Wednesday, March 30, 2005

Doubts Raised On Schiavo "Memo"

Howard Kurtz offers up a weak half hearted defense of the "Teri" Schaivo "memo".

Bloggers are swarming around a new target: the Terri Schiavo "talking points."

Fake but Accurate Again?" says the Weekly Standard headline on an article by John Hinderaker, an attorney and conservative blogger who had challenged the CBS documents.

While there is no hard evidence that the memo is fake, there are several strange things about it, including the basic fact that no one seems to know who wrote it and that the noncontroversial part of it is lifted from a Republican senator's press release.

Here we go again. Ever since Rathergate we have all become keenly aware that the press feels they can report anything without evidence of it's legitimacy and yet when questions are raised, they demand clear and convincing evidence of fakery. How bass ackwards is that? Are they teaching this in journalism school?

ABC and The Post say their reports on the Schiavo memo were accurate and carefully worded.

Another canard. They avoid actually stating something in cold hard black and white, but strive throughout the entire piece to lead the reader down a very intentional path to their desired conclusion. That way they achieve their goal, but can accurately state "We never explicitly stated what the reader inferred."

Neither report said Republicans had written the memo, although they may have left that impression, and they included no comment on the memo from party leaders. ABC's Web site went further than Douglass's on-air report with the headline: "GOP Talking Points on Terri Schiavo."

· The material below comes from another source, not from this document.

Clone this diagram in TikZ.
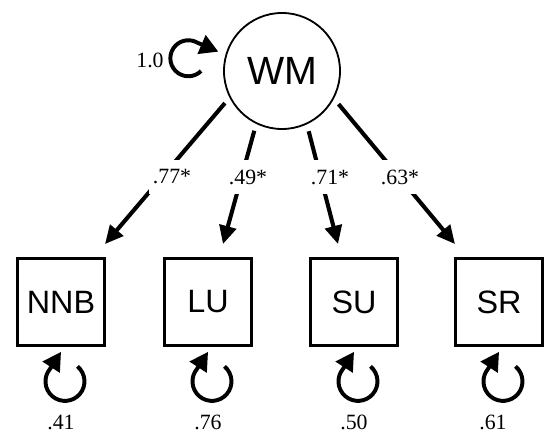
\documentclass[tikz,border=0pt]{standalone}
\usepackage{fontspec}
\setmainfont{Liberation Serif}
\setsansfont{Liberation Sans}
\usetikzlibrary{arrows.meta}

\begin{document}
\begin{tikzpicture}[x=0.025cm, y=0.025cm,
    latent/.style={circle, draw, line width=1.3pt, minimum size=2.9cm, inner sep=0pt, font=\sffamily\fontsize{28}{30}\selectfont},
    obs/.style={rectangle, draw, line width=1.9pt, minimum size=2.18cm, inner sep=0pt, font=\sffamily\fontsize{23}{25}\selectfont},
    load/.style={line width=2.9pt, -{Triangle[length=13pt,width=12pt]}, shorten <=5pt},
    var/.style={line width=2.8pt, -{Triangle[length=13pt,width=14pt]}},
    num/.style={font=\fontsize{15.5}{17}\selectfont},
    coef/.style={num, fill=white, inner xsep=3pt, minimum height=0.85cm}]
  \useasboundingbox (0,0) rectangle (544,433);
  \node[latent] (wm) at (282,362) {WM};
  \draw[var] ([shift={(-22,0)}]wm.west) arc[start angle=-45, end angle=-300, radius=18] -- ++(21,-9);
  \node[num] (wmvar) at (150,373) {1.0};
  % indicators with their error variances
  \foreach \n/\t/\x/\v/\lx in {nnb/NNB/61/.41/61, lu/LU/208/.76/208, su/SU/354/.50/354, sr/SR/499/.61/493}{
    \node[obs] (\n) at (\x,131) {\t};
    \draw[var] ([shift={(16.5,-19.5)}]\n.south) arc[start angle=50, end angle=-220, radius=19.5] -- ++(11,17);
    \node[num] (\n var) at (\lx,11) {\v};
  }
  \draw[load] (wm.207) -- ([shift={(44,13)}]nnb.north);
  \draw[load] (wm.244) -- ([shift={(15,13)}]lu.north);
  \draw[load] (wm.295) -- ([shift={(-16,13)}]su.north);
  \draw[load] (wm.332) -- ([shift={(-44,13)}]sr.north);
  % loadings
  \node[coef] (l1) at (172,256) {.77*};
  \node[coef] (l2) at (248,256) {.49*};
  \node[coef] (l3) at (330,256) {.71*};
  \node[coef] (l4) at (400,256) {.63*};
\end{tikzpicture}
\end{document}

Yea, "left an impression" like with a sledgehammer.

ABC News had very reliable, multiple sources who indicated the memo was distributed to Republicans on the floor of the Senate, and that is what we reported," network spokesman Jeffrey Schneider said yesterday.

Undoubtedly anonymous, low level, and from the other side of the aisle. Any high ranking Republicans or even Democrats for that matter that would go on record? No? That's what we thought.

Despite its unknown author, the memo has been used against Republicans. On ABC's March 19 "Good Morning America," Kate Snow cited the document in asking House Majority Leader Tom Delay, "Is this just pure politics, Mr. DeLay?"

The rest of the left and MSM sure didn't have any doubt what they were NOT explicitly stating. Appears they got the message loud and clear.

The truth is these memos could have come from anywhere. Most clear thinking people have serious questions concerning both their origin and authenticity. Somebody's secretary could have typed them for all we know with the evidence that has thus far been provided. A Democrat dirty trick is certainly every bit as, if not more plausible than ABCs or WAPOs version. Oh, wait a minute, can't be, there's no evidence of that.